Enclosure, Cloontally, Co. Mayo
Co. Mayo |
Enclosures
On the ground, there is nothing to see.
A field of pasture runs to within a hundred metres of Lough Conn's north-eastern shore, and nothing in the grass gives any indication that something once stood here. Yet viewed from the air, the soil tells a different story: a subcircular cropmark, roughly 31 metres east to west and 26 metres north to south, traces the outline of an enclosure that has otherwise been entirely erased from the landscape.
The site appears on the Ordnance Survey six-inch map of 1838 as a circular, rath-like enclosure. A rath, sometimes called a ringfort, is a roughly circular earthwork, typically defined by one or more banks and ditches, that served as a farmstead or defended homestead during the early medieval period in Ireland.
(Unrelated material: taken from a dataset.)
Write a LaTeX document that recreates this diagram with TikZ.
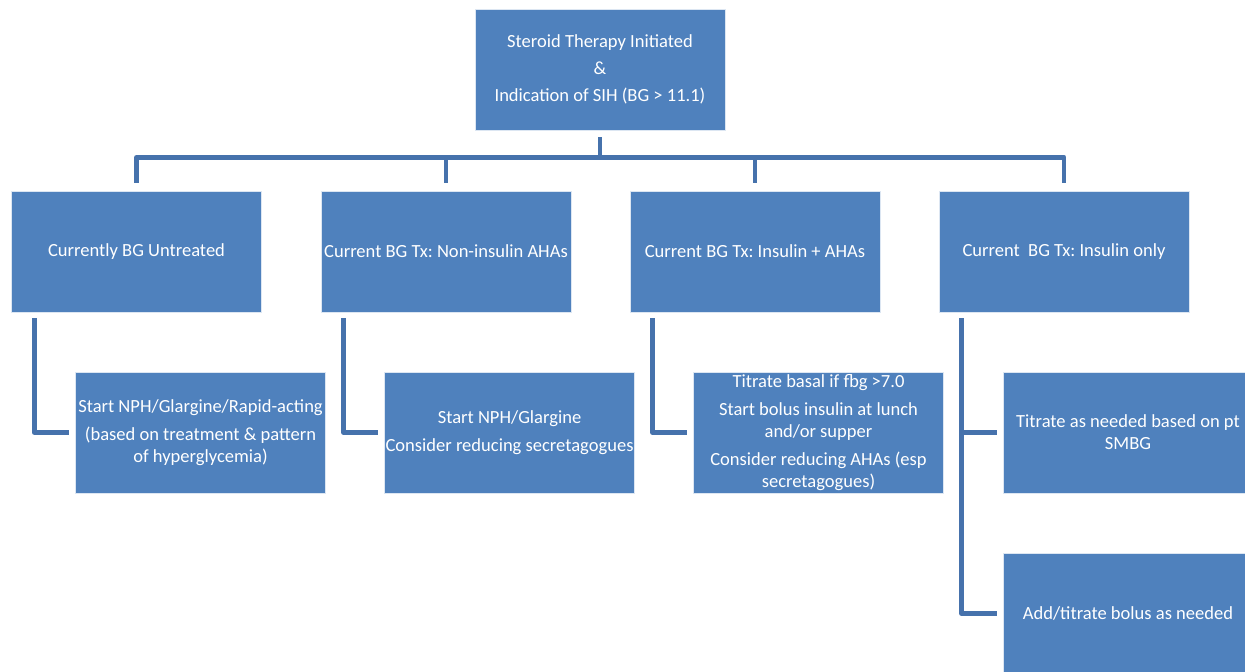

By the time the map was revised in 1930, the feature was still recorded, shown with hachuring and set within a wooded, fenced-off area, suggesting it had some degree of protection at that point. At some stage after that, it was levelled completely. The vegetation above its buried outline still responds to what lies beneath, and in dry summers, when grass over disturbed or compressed soil dries out at a different rate to the surrounding pasture, the ghost of the enclosure re-emerges as a cropmark visible only from above.